Nonetheless, this church leader maintained his warning: I needed to be careful about the discussions I led in class.

I’ve been surprised by my reaction to this conversation. Mostly I’m torn between two extremes: on the one hand, it felt like a violation of my stewardship. It seemed like an effort to control what the sisters say in our own sacred space, a space that wasn’t made for this leader, in the same way High Priest meetings aren’t made for me.

On the other hand, this is someone who helps lead a Mormon ward. According to the nature of our church, we’re a unified body. We teach and believe and profess the same things. There’s in or there’s out.

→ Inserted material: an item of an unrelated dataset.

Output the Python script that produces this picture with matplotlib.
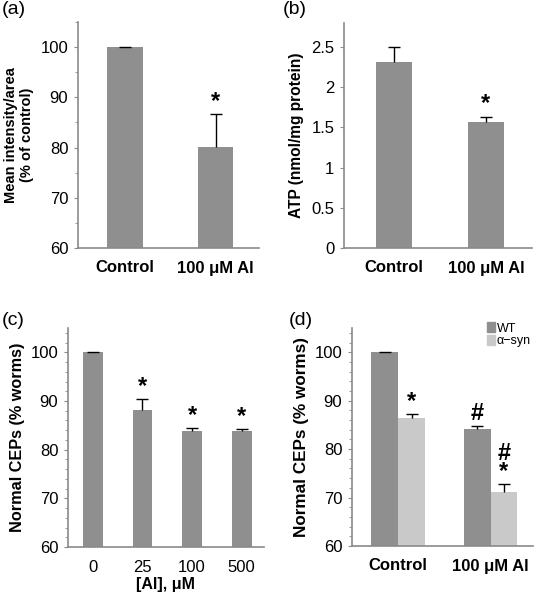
import matplotlib
matplotlib.use("Agg")
import matplotlib.pyplot as plt
import numpy as np
from matplotlib.ticker import MultipleLocator
from matplotlib.patches import Patch

plt.rcParams['font.family'] = ['Liberation Sans', 'DejaVu Sans']

# ---- data ----
a_cats = ["Control", "100 μM Al"]
a_vals = [100.0, 80.1]
a_errs = [0.1, 6.5]
a_sig = ["", "*"]

b_cats = ["Control", "100 μM Al"]
b_vals = [2.31, 1.57]
b_errs = [0.19, 0.06]
b_sig = ["", "*"]

c_cats = ["0", "25", "100", "500"]
c_vals = [100.0, 88.1, 83.8, 83.8]
c_errs = [0.1, 2.4, 0.7, 0.5]
c_sig = ["", "*", "*", "*"]

d_cats = ["Control", "100 μM Al"]
d_wt = [100.0, 84.2]
d_wt_err = [0.1, 0.5]
d_syn = [86.5, 71.2]
d_syn_err = [0.8, 1.6]
d_wt_sig = ["", "#"]
d_syn_sig = ["*", "#\n*"]

DARK = "#8f8f8f"
LIGHT = "#c9c9c9"
SPINE = "#8a8a8a"

W, H = 535, 600
fig = plt.figure(figsize=(W / 100, H / 100), dpi=100)


def mk_ax(l, r, t, b):
    return fig.add_axes([l / W, 1 - b / H, (r - l) / W, (b - t) / H])


def style(ax):
    for s in ["top", "right"]:
        ax.spines[s].set_visible(False)
    for s in ["left", "bottom"]:
        ax.spines[s].set_color(SPINE)
        ax.spines[s].set_linewidth(1.2)
    ax.tick_params(axis="y", which="major", direction="out", length=3, color=SPINE,
                   labelsize=12, pad=4)
    ax.tick_params(axis="y", which="minor", direction="out", length=2.5, color=SPINE)
    ax.tick_params(axis="x", length=0, labelsize=12, pad=9)


def bars(ax, x, vals, errs, width, color, sig, off):
    x = np.asarray(x, dtype=float)
    vals = np.asarray(vals, dtype=float)
    tops = vals + np.asarray(errs, dtype=float)
    ax.bar(x, vals, width=width, color=color, zorder=2)
    ax.vlines(x, vals, tops, color="black", linewidth=1, zorder=3)
    ax.plot(x, tops, linestyle="none", marker="_", markersize=9, markeredgewidth=1,
            color="black", zorder=3)
    for xi, t, s in zip(x, tops, sig):
        if s:
            ax.text(xi, t + off, s, ha="center", va="bottom", fontsize=17,
                    fontweight="bold", linespacing=0.7)


# (a)
ax = mk_ax(78, 259, 22, 248)
style(ax)
x = np.arange(len(a_cats))
bars(ax, x, a_vals, a_errs, 0.39, DARK, a_sig, 0.3)
ax.set_xlim(-0.52, 1.48)
ax.set_ylim(60, 105)
ax.yaxis.set_major_locator(MultipleLocator(10))
ax.yaxis.set_minor_locator(MultipleLocator(5))
ax.set_xticks(x)
ax.set_xticklabels(a_cats, fontweight="bold")
ax.set_ylabel("Mean intensity/area\n(% of control)", fontweight="bold", fontsize=10.5,
              linespacing=1.1, labelpad=5)
fig.text(2 / W, 1 - 1 / H, "(a)", fontsize=14, va="top", ha="left")

# (b)
ax = mk_ax(344, 532, 23, 248)
style(ax)
x = np.arange(len(b_cats))
bars(ax, x, b_vals, b_errs, 0.39, DARK, b_sig, 0.02)
ax.set_xlim(-0.54, 1.5)
ax.set_ylim(0, 2.8)
ax.set_yticks([0, 0.5, 1, 1.5, 2, 2.5])
ax.set_yticklabels(["0", "0.5", "1", "1.5", "2", "2.5"])
ax.set_xticks(x)
ax.set_xticklabels(b_cats, fontweight="bold")
ax.set_ylabel("ATP (nmol/mg protein)", fontweight="bold", fontsize=11.2, labelpad=5)
fig.text(283 / W, 1 - 1 / H, "(b)", fontsize=14, va="top", ha="left")

# (c)
ax = mk_ax(68, 264, 328, 547)
style(ax)
x = np.arange(len(c_cats))
bars(ax, x, c_vals, c_errs, 0.4, DARK, c_sig, 0.2)
ax.set_xlim(-0.5, 3.45)
ax.set_ylim(60, 105)
ax.yaxis.set_major_locator(MultipleLocator(10))
ax.yaxis.set_minor_locator(MultipleLocator(2))
ax.set_xticks(x)
ax.set_xticklabels(c_cats)
ax.set_xlabel("[Al], μM", fontweight="bold", fontsize=11.5, labelpad=2)
ax.set_ylabel("Normal CEPs (% worms)", fontweight="bold", fontsize=11.7, labelpad=4)
fig.text(2 / W, 1 - 312 / H, "(c)", fontsize=14, va="top", ha="left")

# (d)
ax = mk_ax(352, 533, 328, 546)
style(ax)
x = np.arange(len(d_cats))
bw = 0.29
bars(ax, x - bw / 2, d_wt, d_wt_err, bw, DARK, d_wt_sig, 0.2)
bars(ax, x + bw / 2, d_syn, d_syn_err, bw, LIGHT, d_syn_sig, 0.2)
ax.set_xlim(-0.5, 1.46)
ax.set_ylim(60, 105)
ax.yaxis.set_major_locator(MultipleLocator(10))
ax.yaxis.set_minor_locator(MultipleLocator(2))
ax.set_xticks(x)
ax.set_xticklabels(d_cats, fontweight="bold")
ax.set_ylabel("Normal CEPs (% worms)", fontweight="bold", fontsize=12.3, labelpad=4)
handles = [Patch(color=DARK, label="WT"), Patch(color=LIGHT, label="α−syn")]
ax.legend(handles=handles, loc="upper right", bbox_to_anchor=(1.03, 1.06), frameon=False,
          fontsize=9, handlelength=0.6, handleheight=0.8, handletextpad=0.15,
          labelspacing=0.05, borderpad=0.1)
fig.text(289 / W, 1 - 312 / H, "(d)", fontsize=14, va="top", ha="left")

fig.savefig("out.png", dpi=100)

There is no wiggle room, no third option. Without someone to occasionally rein things in, we might find ourselves bereft in the wilderness.

And yet as I continue to wrestle, Estés’ words about nurturing come to mind: “The difference between comfort and nurture is this: if you have a plant that is sick because you keep it in a dark closet, and you say soothing words to it, that is comfort. If you take out of the closet and put in the sun, give it something to drink, and then talk to it, that is nurture.”

For many Mormon women, especially contemporary Mormon women, we’re not nurtured by our church meetings. Our in-class discussions rarely scratch the surface of our doubts. We don’t express our most terrifying ideas or grapple with our problematic shared history. We’re pitched platitudes and Pinterest quotes even while we continue to crave deeper healing.

We’ve been hurt, not only by the inequalities leveled at us by our religion and society, but also by the simple wear and tear of mortality. We long for our real pain to be heard. We long for our true selves to be seen. Our spiritual work hinges on our ability to tell our stories and protect our sacred spaces. We must express ourselves with genuine authenticity, and—like the wolves in Estés’ book—be healed by inhabiting those safe spaces we’ve created.

We’ve sat in a space of structured, masculine spirituality for decades, maybe centuries. And despite the best intentions of our leaders, we also need autonomy in our sacred spaces. It’s time for the pendulum to restore us to a more balanced spirituality. It’s time to embrace our wildness and let ourselves roar.